RM: As equally impressive as your management and advisory board is your share structure.
BR: Yes we have a pretty tight share structure, we’ve got 100 million shares out and the way we structured the $25m financing was that Wesdome got $19.5 million of shares or 30% of the total float. We also agreed Wesdome would lock up all of their shares into escrow, they would be released 15% every six months for the next three years. Of course all of the Goldshore shareholders have the same policy, so there are no common shares from the 63.8 million share tranche. Only 21 million shares are in play right now, it is the current flow-through. So we’ve got like 21% of our shares trading today everything else is locked. Yes, they come unlocked but over a gradual period of time which makes it much easier for the market to absorb. So it’s a very tight cap [capital] structure.

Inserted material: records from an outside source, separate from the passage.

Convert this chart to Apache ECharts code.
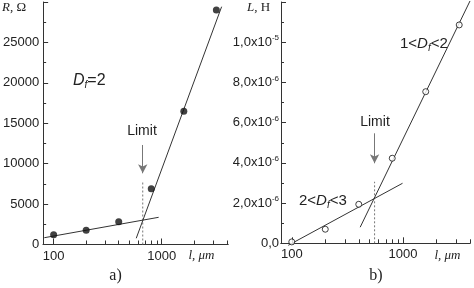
<!DOCTYPE html>
<html><head><meta charset="utf-8">
<script src="https://cdn.jsdelivr.net/npm/echarts@6/dist/echarts.min.js"></script>
<style>html,body{margin:0;padding:0;background:#fff}#c{width:474px;height:288px}</style>
</head><body><div id="c"></div>
<script>
// ---- data ----
const lengths = [100, 200, 400, 800, 1600, 3200];            // l, um
const resistance = [1200, 1750, 2800, 6900, 16500, 29000];   // R, Ohm
const inductance = [0.07e-6, 0.70e-6, 1.94e-6, 4.23e-6, 7.54e-6, 10.86e-6]; // L, H
const rFitLow = [[82, 840], [936, 3365]];
const rFitHigh = [[581, 770], [3580, 29420]];
const lFitLow = [[93, -0.1e-6], [990, 2.985e-6]];
const lFitHigh = [[412, 0.80e-6], [4000, 12.05e-6]];
const rLimit = 667, rLimitTop = 7770, rArrow = [12310, 8810];
const lLimit = 555, lLimitTop = 3.06e-6, lArrow = [5.47e-6, 3.98e-6];
const xMajor = [100, 1000];
const xMinor = [200, 300, 400, 500, 600, 700, 800, 900, 2000, 3000, 4000];

const AX = '#333', TXT = '#222';
const chart = echarts.init(document.getElementById('c'));
function xAxes(grid, max) {
  return [
    { type: 'log', gridIndex: grid, position: 'bottom', min: 80, max: max,
      axisLine: { onZero: false, lineStyle: { color: AX, width: 1 } },
      axisTick: { inside: true, length: 6, customValues: xMajor, lineStyle: { color: AX } },
      axisLabel: { customValues: xMajor, margin: 5, color: TXT, fontSize: 13, fontFamily: 'Liberation Sans',
        formatter: v => String(Math.round(v)) },
      splitLine: { show: false }, minorTick: { show: false } },
    { type: 'log', gridIndex: grid, position: 'bottom', min: 80, max: max,
      axisLine: { show: true, onZero: false, lineStyle: { color: AX, width: 1 } },
      axisTick: { show: true, inside: true, length: 4, customValues: xMinor, lineStyle: { color: AX } },
      axisLabel: { show: false }, splitLine: { show: false } }
  ];
}
function fmtL(v) {
  if (v === 0) return '0,0';
  const e = Math.floor(Math.log10(v) + 1e-9);
  const m = v / Math.pow(10, e);
  return m.toFixed(1).replace('.', ',') + 'x10{s|' + e + '}';
}
const lineS = { color: '#333', width: 1 };
const arrowML = (x, y0, y1) => ({
  silent: true, symbol: ['none', 'arrow'], symbolSize: [7, 9], label: { show: false },
  lineStyle: { color: '#777', width: 1, type: 'solid' },
  data: [[{ coord: [x, y0] }, { coord: [x, y1] }]]
});
const option = {
  animation: false,
  grid: [
    { left: 37, right: 246, top: 2, bottom: 43.5 },
    { left: 281, right: 4, top: 2, bottom: 44.7 }
  ],
  xAxis: [...xAxes(0, 4100), ...xAxes(1, 4000)],
  yAxis: [
    { type: 'value', gridIndex: 0, min: 0, max: 30000, interval: 5000,
      axisLine: { show: true, lineStyle: { color: AX } },
      axisTick: { show: true, inside: true, length: 5, lineStyle: { color: AX } },
      minorTick: { show: true, splitNumber: 2, length: 3, lineStyle: { color: AX } },
      axisLabel: { showMaxLabel: false, margin: 4, color: TXT, fontSize: 13, fontFamily: 'Liberation Sans',
        formatter: v => String(Math.round(v)) },
      splitLine: { show: false } },
    { type: 'value', gridIndex: 1, min: 0, max: 1.2e-5, interval: 2e-6,
      axisLine: { show: true, lineStyle: { color: AX } },
      axisTick: { show: true, inside: true, length: 5, lineStyle: { color: AX } },
      minorTick: { show: true, splitNumber: 2, length: 3, lineStyle: { color: AX } },
      axisLabel: { showMaxLabel: false, margin: 2, color: TXT, fontSize: 13, fontFamily: 'Liberation Sans',
        formatter: fmtL, rich: { s: { fontSize: 8, fontFamily: 'Liberation Sans', color: TXT, padding: [0, 0, 8, 0] } } },
      splitLine: { show: false } }
  ],
  series: [
    { type: 'line', xAxisIndex: 0, yAxisIndex: 0, data: rFitLow, showSymbol: false, lineStyle: lineS, clip: false, z: 2 },
    { type: 'line', xAxisIndex: 0, yAxisIndex: 0, data: rFitHigh, showSymbol: false, lineStyle: lineS, clip: false, z: 2 },
    { type: 'line', xAxisIndex: 0, yAxisIndex: 0, data: [[rLimit, 0], [rLimit, rLimitTop]], showSymbol: false,
      lineStyle: { color: '#777', width: 1, type: [2, 2] }, markLine: arrowML(rLimit, rArrow[0], rArrow[1]), z: 1 },
    { type: 'scatter', xAxisIndex: 0, yAxisIndex: 0, data: lengths.map((x, i) => [x, resistance[i]]),
      symbol: 'circle', symbolSize: 7, itemStyle: { color: '#111' }, z: 3 },

    { type: 'line', xAxisIndex: 2, yAxisIndex: 1, data: lFitLow, showSymbol: false, lineStyle: lineS, clip: false, z: 2 },
    { type: 'line', xAxisIndex: 2, yAxisIndex: 1, data: lFitHigh, showSymbol: false, lineStyle: lineS, clip: false, z: 2 },
    { type: 'line', xAxisIndex: 2, yAxisIndex: 1, data: [[lLimit, 0], [lLimit, lLimitTop]], showSymbol: false,
      lineStyle: { color: '#777', width: 1, type: [2, 2] }, markLine: arrowML(lLimit, lArrow[0], lArrow[1]), z: 1 },
    { type: 'scatter', xAxisIndex: 2, yAxisIndex: 1, data: lengths.map((x, i) => [x, inductance[i]]),
      symbol: 'circle', symbolSize: 6, itemStyle: { color: '#fff', borderColor: '#111', borderWidth: 1 }, z: 3 }
  ],
  graphic: [
    { type: 'text', left: 2, top: 1, style: { text: '{i|R}{n|, Ω}', rich: {
      i: { fontFamily: 'Liberation Serif', fontStyle: 'italic', fontSize: 13, fill: TXT },
      n: { fontFamily: 'Liberation Serif', fontSize: 13, fill: TXT } } } },
    { type: 'text', left: 247, top: 1, style: { text: '{i|L}{n|, H}', rich: {
      i: { fontFamily: 'Liberation Serif', fontStyle: 'italic', fontSize: 13, fill: TXT },
      n: { fontFamily: 'Liberation Serif', fontSize: 13, fill: TXT } } } },
    { type: 'text', x: 73, y: 81, style: { text: '{i|D}{s|f}{n|=2}', verticalAlign: 'middle', rich: {
      i: { fontFamily: 'Liberation Sans', fontStyle: 'italic', fontSize: 16, fill: TXT },
      s: { fontFamily: 'Liberation Sans', fontStyle: 'italic', fontSize: 10, fill: TXT, padding: [8, 0, 0, 0] },
      n: { fontFamily: 'Liberation Sans', fontSize: 16, fill: TXT } } } },
    { type: 'text', x: 400, y: 44, style: { text: '{n|1<}{i|D}{s|f}{n|<2}', verticalAlign: 'middle', rich: {
      i: { fontFamily: 'Liberation Sans', fontStyle: 'italic', fontSize: 15, fill: TXT },
      s: { fontFamily: 'Liberation Sans', fontStyle: 'italic', fontSize: 10, fill: TXT, padding: [8, 0, 0, 0] },
      n: { fontFamily: 'Liberation Sans', fontSize: 15, fill: TXT } } } },
    { type: 'text', x: 299, y: 201, style: { text: '{n|2<}{i|D}{s|f}{n|<3}', verticalAlign: 'middle', rich: {
      i: { fontFamily: 'Liberation Sans', fontStyle: 'italic', fontSize: 15, fill: TXT },
      s: { fontFamily: 'Liberation Sans', fontStyle: 'italic', fontSize: 10, fill: TXT, padding: [8, 0, 0, 0] },
      n: { fontFamily: 'Liberation Sans', fontSize: 15, fill: TXT } } } },
    { type: 'text', x: 142, y: 131, style: { text: 'Limit', align: 'center', verticalAlign: 'middle',
      font: '14px "Liberation Sans"', fill: TXT } },
    { type: 'text', x: 375, y: 122.5, style: { text: 'Limit', align: 'center', verticalAlign: 'middle',
      font: '14px "Liberation Sans"', fill: TXT } },
    { type: 'text', x: 201.5, y: 256, style: { text: 'l, μm', align: 'center', verticalAlign: 'middle',
      font: 'italic 13px "Liberation Serif"', fill: TXT } },
    { type: 'text', x: 447.5, y: 256, style: { text: 'l, μm', align: 'center', verticalAlign: 'middle',
      font: 'italic 13px "Liberation Serif"', fill: TXT } },
    { type: 'text', x: 115.5, y: 276, style: { text: 'a)', align: 'center', verticalAlign: 'middle',
      font: '16px "Liberation Serif"', fill: TXT } },
    { type: 'text', x: 376, y: 276, style: { text: 'b)', align: 'center', verticalAlign: 'middle',
      font: '16px "Liberation Serif"', fill: TXT } }
  ]
};
chart.setOption(option);
</script></body></html>
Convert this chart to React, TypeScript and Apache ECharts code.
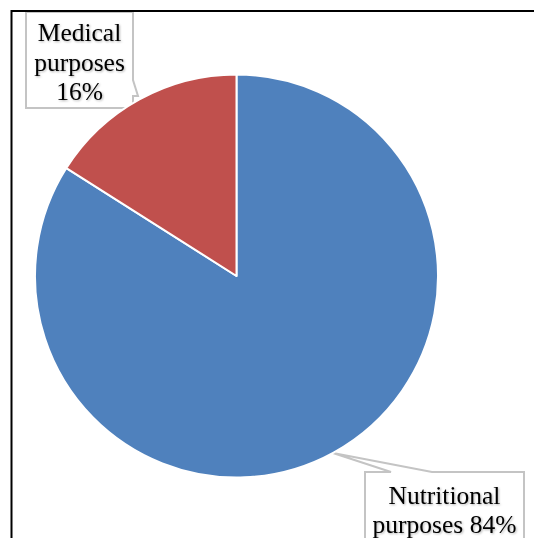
import React, { useEffect, useRef } from "react";
import * as echarts from "echarts";

// Share of use by purpose
const categories = ["Nutritional purposes", "Medical purposes"];
const values = [84, 16];
const colors = ["#4F81BD", "#C0504D"];

const FONT = "'Liberation Serif', 'Times New Roman', serif";

function labelText(name: string, pct: number, idx: number): string {
  const [first, ...rest] = name.split(" ");
  const tail = rest.join(" ");
  // the large slice keeps its percentage on the second line
  return idx === 0 ? `${first}\n${tail} ${pct}%` : `${first}\n${tail}\n${pct}%`;
}

export default function App() {
  const ref = useRef<HTMLDivElement>(null);

  useEffect(() => {
    if (!ref.current) return;
    document.documentElement.style.overflow = "hidden";
    document.body.style.margin = "0";
    const chart = echarts.init(ref.current, undefined, { renderer: "svg" });
    const callout = { fill: "#ffffff", stroke: "#c4c4c4", lineWidth: 2 };
    chart.setOption({
      animation: false,
      backgroundColor: "#ffffff",
      graphic: [
        {
          type: "polygon",
          z: 0,
          shape: {
            points: [
              [26, 12], [133, 12], [133, 80], [138, 96], [133, 96], [133, 108], [26, 108],
            ],
          },
          style: callout,
        },
        {
          type: "polygon",
          z: 0,
          shape: {
            points: [
              [365, 472], [391, 472], [333, 453], [432, 472], [524, 472], [524, 548], [365, 548],
            ],
          },
          style: callout,
        },
        {
          type: "rect",
          z: 50,
          shape: { x: 11.5, y: 11, width: 600, height: 600 },
          style: { stroke: "#000000", lineWidth: 2, fill: null },
        },
      ],
      series: [
        {
          type: "pie",
          center: [236.5, 276],
          radius: [0, 201.5],
          startAngle: 90,
          clockwise: true,
          avoidLabelOverlap: false,
          itemStyle: { borderColor: "#ffffff", borderWidth: 2 },
          data: categories.map((name, i) => ({
            name,
            value: values[i],
            itemStyle: { color: colors[i] },
          })),
          label: {
            show: true,
            position: "outside",
            formatter: (p: any) => labelText(p.name, Math.round(p.percent), p.dataIndex),
            fontFamily: FONT,
            fontSize: 25.5,
            lineHeight: 29.5,
            color: "#000000",
            align: "center",
            textShadowColor: "rgba(0,0,0,0.3)",
            textShadowBlur: 2,
            textShadowOffsetX: 1,
            textShadowOffsetY: 1,
          },
          labelLine: { show: false },
          labelLayout: (params: any) =>
            params.dataIndex === 0
              ? { x: 444.5, y: 510, align: "center", verticalAlign: "middle" }
              : { x: 79.5, y: 62, align: "center", verticalAlign: "middle" },
        },
      ],
    });
    return () => chart.dispose();
  }, []);

  return (
    <div
      ref={ref}
      style={{ position: "fixed", left: 0, top: 0, width: 534, height: 538 }}
    />
  );
}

RM: We’ve had a pretty good talk. Would you like to say anything in conclusion?
BR: Rick I really appreciate your time and everybody’s time to read this interview, you know we tick a lot of boxes. It’s not just a singularity play here, we have a very large land package in a very good jurisdiction. We have already identified we have 4Moz of historical resource and we’ve already identified a number of targets along strike and a 20-km known mineralized trend. We have been gifted a very good starting point, we’ve got a lot of guys pushing from the board level, and we’ve got a tight share structure. When you start looking at all of this put together you can see how this could easily attain a higher value within our peer group and become more closely valued to the historic insitu value of our gold resources. I’m excited this is a great entry point for shareholders, thanks for your time Rick.
RM: I 100% agree with you. I see us going into a rising gold price environment and historically the greatest leverage to a rising gold price is a quality junior. I do agree Goldshore ticks all the boxes, thank you for your time, we’ll speak again soon.